Notarization and Administrative Costs
All real estate contracts involving transfer of ownership must be notarized to be valid under Vietnamese law.
- Common fees include:
- Notary fee: 0.05% to 0.1% of the property value.
- Administrative fee for name registration: Varies by province, but typically under VND 1 million.
- Other document fees: Copies, translations, certification if necessary for foreign documents.
These are often split between buyer and seller unless otherwise agreed.
Step-by-Step: Real Estate Tax Filing and Payment Process for Foreigners

Step 1: Apply for a Tax Identification Number (TIN)
– Apply at local tax office or online at https://canhan.gdt.gov.vn
– Required documents: passport, notarized purchase/lease agreement, and filled form 05-DK-TCT.
Step 2: Submit Tax Declaration
– Use Form 01/TTS for rental income, and other relevant forms for transfer or inheritance taxes.
– Filing can be done monthly, quarterly, or annually, depending on income stability.
Step 3: Pay Taxes
– Can be paid via authorized banks or online payment portals.
– Always keep proof of payment and submission for at least 10 years.
Step 4: Use a Legal Representative
Foreigners often appoint a local tax consultant or property manager through a notarized power of attorney to act on their behalf.
Double Taxation Avoidance Agreements (DTAAs)
Vietnam has signed over 80 DTA treaties with countries like the US, UK, Japan, Australia, and Singapore to prevent double taxation.
- How it benefits foreign investors:
You may claim tax credits or deductions in your home country for taxes paid in Vietnam.
Some countries, like Singapore or UAE, do not tax foreign rental income at all, allowing 100% tax efficiency.
Why Real Estate Investment in Vietnam Is Booming?
Vietnam is no longer just a “low-cost manufacturing hub.” It is evolving into a real estate investment frontier thanks to:

✅ Strong economic fundamentals:
8.02% GDP growth in 2022.
Increasing FDI in manufacturing and infrastructure.
✅ Growing urbanization:
Millions moving into urban areas yearly → high demand for housing.
✅ Attractive tourism:
Cities like Da Nang, Nha Trang, and Phu Quoc drive demand for short-term rental properties.
✅ Modernizing legal framework:
New Housing Law (2023) encourages foreign ownership.
Clearer tax guidelines and online systems make compliance easier.
Conclusion: Navigating Vietnam’s Tax System as a Real Estate Owner
Investing in real estate in Vietnam can be highly profitable, but only if done legally and strategically.

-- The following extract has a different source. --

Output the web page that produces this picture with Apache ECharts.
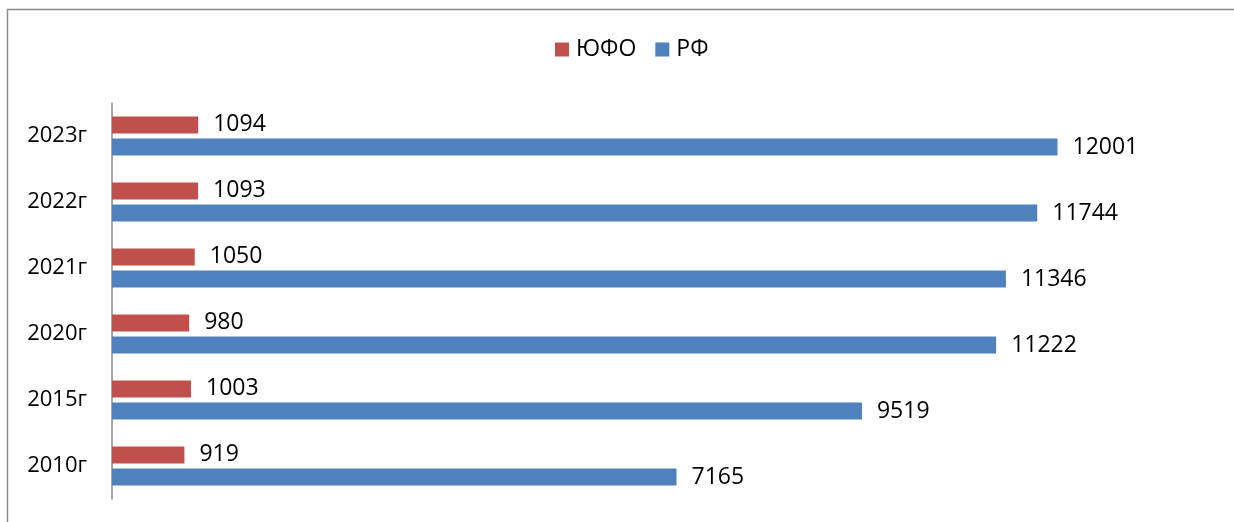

Whether you’re renting out an apartment, flipping properties, or planning long-term capital growth, understanding your tax obligations is non-negotiable.
Final advice:
- Always consult with local lawyers and tax advisors.
- Keep thorough documentation.
- Plan for tax events like selling or inheritance.
- And don’t underestimate the value of proper compliance — it protects your assets and your peace of mind.